Perkembangan lebih lanjut terjadi pada 2022 hingga 2025. Citra satelit menunjukkan adanya perluasan bukaan baru, dan kali ini ditanami dengan kelapa sawit. Dari gaharu yang bernilai tinggi namun eksklusif, kini masuk sawit yang mewakili industri perkebunan skala besar. Pola ini menguatkan dugaan bahwa Mayasopa telah menjadi lokasi ekspansi perkebunan yang menggerus kawasan hutan negara.

Lebih mengejutkan lagi, temuan di lapangan menunjukkan bahwa lebih dari separuh lahan yang dibuka itu telah memiliki Sertifikat Hak Milik (SHM). Dari total pembukaan, sekitar 447 hektar sudah bersertifikat, dan secara keseluruhan terdata 838 persil SHM dengan luas 1.049 hektar berada di dalam hutan produksi. Artinya, ada tanah hutan negara yang secara administrasi berubah status menjadi tanah milik pribadi.

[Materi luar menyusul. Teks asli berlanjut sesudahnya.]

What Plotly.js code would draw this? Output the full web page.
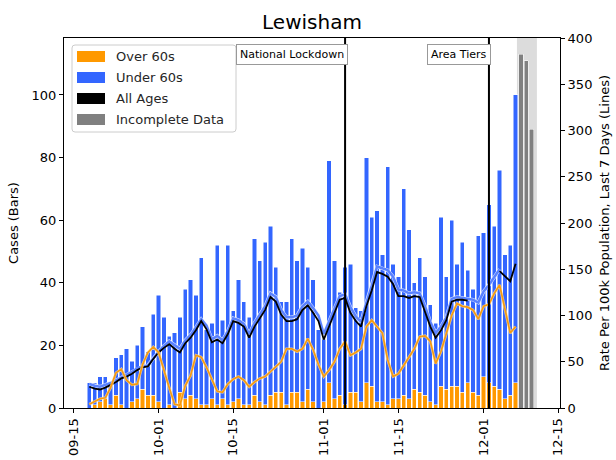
<!DOCTYPE html>
<html><head><meta charset="utf-8">
<script src="https://cdn.plot.ly/plotly-3.0.1.min.js"></script>
<style>html,body{margin:0;padding:0;background:#fff}#chart{width:616px;height:460px}</style>
</head><body><div id="chart"></div>
<script>
// ---- data ----
const startDate = '2020-09-18';   // first daily bar, one bar per day
const over60Cases = [0,1,2,3,1,4,1,0,2,3, 6,4,4,2,0,1,0,5,3,4, 3,1,1,3,1,3,1,2,3,1, 1,4,2,1,4,5,5,1,5,5, 2,6,2,0,2,8,3,4,1,5, 5,2,8,7,2,2,1,3,3,4, 3,6,5,4,2,1,7,6,7,7, 5,8,5,4,10,8,7,6,3,4, 8];
const under60Cases = [8,7,8,7,7,12,16,19,13,17, 20,14,26,34,29,22,24,24,35,37, 33,47,24,24,51,25,51,29,38,33, 28,50,45,52,54,40,29,33,49,42, 49,39,39,25,20,71,44,33,44,41, 27,29,72,54,61,47,76,43,39,66, 54,34,43,38,31,26,54,36,53,39, 48,36,33,51,46,57,51,70,46,48, 92];
const incompleteDates = ['2020-12-08','2020-12-09','2020-12-10'];
const incompleteCases = [113,111,89];
const allAgesRate = [23,21,20,22,25,28,32,34,37,41, 44,45,53,60,65,69,64,60,70,76, 84,94,85,71,74,70,80,94,92,88, 76,88,97,106,120,115,101,94,94,96, 106,111,103,94,74,88,103,117,119,103, 94,88,110,127,147,145,142,134,121,121, 119,121,120,105,88,76,84,95,115,117, 117,116,null,null,null,null,null,148,142,137, 156];
const under60Rate = [26,24,23,25,27,30,33,36,39,43, 45,46,54,61,67,72,68,64,73,79, 87,96,89,74,78,73,83,97,95,91, 80,92,101,110,124,120,106,98,98,100, 110,115,108,100,80,94,108,121,123,109, 99,93,114,132,153,151,149,142,128,127, 124,125,124,110,93,81,88,98,118,120, 119,118,117,114,126,133,141,150,null,null, null];
const over60Rate = [4,7,10,11,22,38,42,30,25,26, 47,60,66,60,40,22,4,3,24,35, 57,55,44,30,18,17,26,31,34,30, 23,28,32,34,39,45,50,64,64,61, 64,75,63,47,34,41,50,64,72,57, 60,64,88,95,88,81,52,34,37,46, 55,64,77,78,72,48,61,80,100,113, 110,109,106,96,110,112,124,133,105,81, 88];
const tickDates = ['2020-09-15','2020-10-01','2020-10-15','2020-11-01','2020-11-15','2020-12-01','2020-12-15'];
const tickLabels = ['09-15','10-01','10-15','11-01','11-15','12-01','12-15'];
const eventDates = ['2020-11-05','2020-12-02'];
const eventLabels = ['National Lockdown','Area Tiers'];
const legendLabels = ['Over 60s','Under 60s','All Ages','Incomplete Data'];
const legendColors = ['#ff9900','#3366ff','#000000','#808080'];

// ---- helpers ----
function dayList(start, n){
  const out = []; const t0 = Date.parse(start + 'T00:00:00Z');
  for (let i = 0; i < n; i++) out.push(new Date(t0 + i*864e5).toISOString().slice(0,10));
  return out;
}
const dates = dayList(startDate, over60Cases.length);
const DAY = 864e5;
const barW = 0.8*DAY;
const ORANGE = '#ff9900', BLUE = '#3366ff';

const traces = [
  {type:'bar', x:dates, y:over60Cases, width:barW, marker:{color:ORANGE, line:{color:'#ffffff', width:0.5}}, yaxis:'y'},
  {type:'bar', x:dates, y:under60Cases, width:barW, marker:{color:BLUE, line:{color:'#ffffff', width:0.5}}, yaxis:'y'},
  {type:'bar', x:incompleteDates, y:incompleteCases, width:barW, marker:{color:'#808080', line:{color:'#ffffff', width:0.5}}, yaxis:'y'},
  {type:'scatter', mode:'lines', x:dates, y:under60Rate, yaxis:'y2', line:{color:'rgba(235,241,255,0.9)', width:3.6}},
  {type:'scatter', mode:'lines', x:dates, y:under60Rate, yaxis:'y2', line:{color:'#5a82ff', width:2.5}},
  {type:'scatter', mode:'lines', x:dates, y:allAgesRate, yaxis:'y2', line:{color:'#000000', width:1.8}},
  {type:'scatter', mode:'lines', x:dates, y:over60Rate, yaxis:'y2', line:{color:'rgba(255,225,170,0.8)', width:2.8}},
  {type:'scatter', mode:'lines', x:dates, y:over60Rate, yaxis:'y2', line:{color:'#f59a10', width:1.7}}
];

const L = 64, R = 560, T = 38, B = 408;
const px2x = p => (p - L)/(R - L);
const px2y = p => (B - p)/(B - T);

const shapes = [
  {type:'rect', xref:'x', yref:'paper', x0:'2020-12-07 06:00', x1:'2020-12-11 00:00', y0:0, y1:1, fillcolor:'#dcdcdc', line:{width:0}, layer:'below'}
];
eventDates.forEach(d => shapes.push({type:'line', xref:'x', yref:'paper', x0:d, x1:d, y0:0, y1:1, line:{color:'#000', width:2}}));

const annotations = [];
eventDates.forEach((d,i) => annotations.push({
  xref:'x', yref:'paper', x:d + ' 11:00', y:px2y(55), xanchor:'right', yanchor:'middle',
  text:eventLabels[i], showarrow:false, font:{size:11, color:'#000'},
  bgcolor:'#ffffff', bordercolor:'#999999', borderwidth:1, borderpad:3
}));

// legend box drawn by hand (rounded frame, rectangular patches like the reference)
function roundedRectPath(x0, y0, x1, y1, r){
  // pixel coords -> paper coords, y0 top / y1 bottom in pixels
  const X = px2x, Y = px2y;
  return 'M ' + X(x0+r) + ' ' + Y(y0) +
    ' L ' + X(x1-r) + ' ' + Y(y0) + ' Q ' + X(x1) + ' ' + Y(y0) + ' ' + X(x1) + ' ' + Y(y0+r) +
    ' L ' + X(x1) + ' ' + Y(y1-r) + ' Q ' + X(x1) + ' ' + Y(y1) + ' ' + X(x1-r) + ' ' + Y(y1) +
    ' L ' + X(x0+r) + ' ' + Y(y1) + ' Q ' + X(x0) + ' ' + Y(y1) + ' ' + X(x0) + ' ' + Y(y1-r) +
    ' L ' + X(x0) + ' ' + Y(y0+r) + ' Q ' + X(x0) + ' ' + Y(y0) + ' ' + X(x0+r) + ' ' + Y(y0) + ' Z';
}
shapes.push({type:'path', xref:'paper', yref:'paper', path:roundedRectPath(72, 45, 236, 132, 3), fillcolor:'rgba(255,255,255,0.85)', line:{color:'#cccccc', width:1}});
const rowY = [56.5, 77.5, 98.5, 119.5];
legendLabels.forEach((lab,i) => {
  shapes.push({type:'rect', xref:'paper', yref:'paper', x0:px2x(77), x1:px2x(105), y0:px2y(rowY[i]+5.5), y1:px2y(rowY[i]-5.5), fillcolor:legendColors[i], line:{width:0}});
  annotations.push({xref:'paper', yref:'paper', x:px2x(114), y:px2y(rowY[i]), xanchor:'left', yanchor:'middle', text:lab, showarrow:false, font:{size:13, color:'#262626'}});
});

const layout = {
  width:616, height:460,
  margin:{l:L, r:616-R, t:T, b:460-B},
  paper_bgcolor:'#ffffff', plot_bgcolor:'#ffffff',
  font:{family:'DejaVu Sans', size:13, color:'#000'},
  showlegend:false, barmode:'stack', bargap:0,
  title:{text:'Lewisham', font:{size:20, color:'#000'}, x:0.5, xref:'paper', xanchor:'center', y:1-22/460, yanchor:'middle'},
  xaxis:{type:'date', range:['2020-09-13 06:00','2020-12-15 08:00'], tickvals:tickDates, ticktext:tickLabels, tickangle:-90,
         ticks:'outside', ticklen:4, tickcolor:'#000', showline:true, linecolor:'#000', linewidth:1, mirror:true,
         showgrid:false, zeroline:false, tickfont:{size:13}},
  yaxis:{range:[0,118.2], tickvals:[0,20,40,60,80,100], ticks:'outside', ticklen:4, tickcolor:'#000',
         showline:true, linecolor:'#000', linewidth:1, showgrid:false, zeroline:false, tickfont:{size:13},
         title:{text:'Cases (Bars)', font:{size:13}, standoff:10}},
  yaxis2:{overlaying:'y', side:'right', range:[0,400], tickvals:[0,50,100,150,200,250,300,350,400], ticks:'outside', ticklen:4, tickcolor:'#000',
          showline:true, linecolor:'#000', linewidth:1, showgrid:false, zeroline:false, tickfont:{size:13},
          title:{text:'Rate Per 100k Population, Last 7 Days (Lines)', font:{size:13}, standoff:8}},
  shapes:shapes, annotations:annotations
};

Plotly.newPlot('chart', traces, layout, {staticPlot:true, displayModeBar:false});
</script>
</body></html>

Di sinilah masalah besar muncul. Menurut Undang-Undang Pokok Agraria (UU No. 5/1960) dan Undang-Undang Kehutanan (UU No. 41/1999), tanah di kawasan hutan tidak boleh disertifikatkan sebagai hak milik pribadi. Penerbitan SHM di Mayasopa dengan demikian menyalahi aturan dan memperlihatkan adanya dugaan maladministrasi di ATR/BPN Kota Singkawang. Dengan kata lain, hutan hilang bukan hanya karena dibuka dengan alat berat, tetapi juga karena ada tanda tangan dan stempel di balik meja birokrasi.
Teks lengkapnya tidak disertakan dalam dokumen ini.